Почему же все-таки такой искушенный и опытный физик, как Дрепер, проявил такое поразительное пренебрежение к чистоте эксперимента?
Дело в том, что Дрепер приписывал живому особые свойства, благодаря которым живые тела якобы могут не подчиняться тем физико-химическим законам, которые царят в неживой природе. Это сбивало его с верной дороги.

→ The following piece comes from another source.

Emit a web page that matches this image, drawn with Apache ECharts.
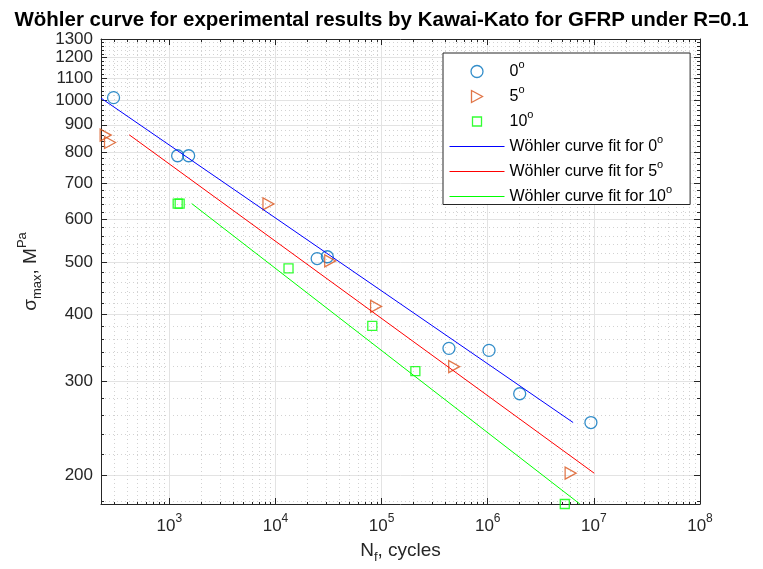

Тимирязев в своей докторской диссертации доказал несостоятельность идеалистических взглядов Дрепера. Сложнейший процесс возникновения в зеленом листе органического вещества под воздействием солнечного света подчинен общему для всей природы закону сохранения материи и энергии. В доказательство этого Тимирязев выбивал из листа сечкой пять одинаковых кусочков зеленой ткани и, поместив их в пять пробирок, содержащих воздух с одинаковой примесью углекислого газа, каждую пробирку освещал одним каким-нибудь светом: первую — желтым, вторую — красным, третью — синим и т. д. Через несколько часов, произведя анализ, Тимирязев убеждался, что наибольшее количество углекислого газа разложилось в пробирке, освещенной красным светом. На втором месте — пробирка, освещенная синим лучом.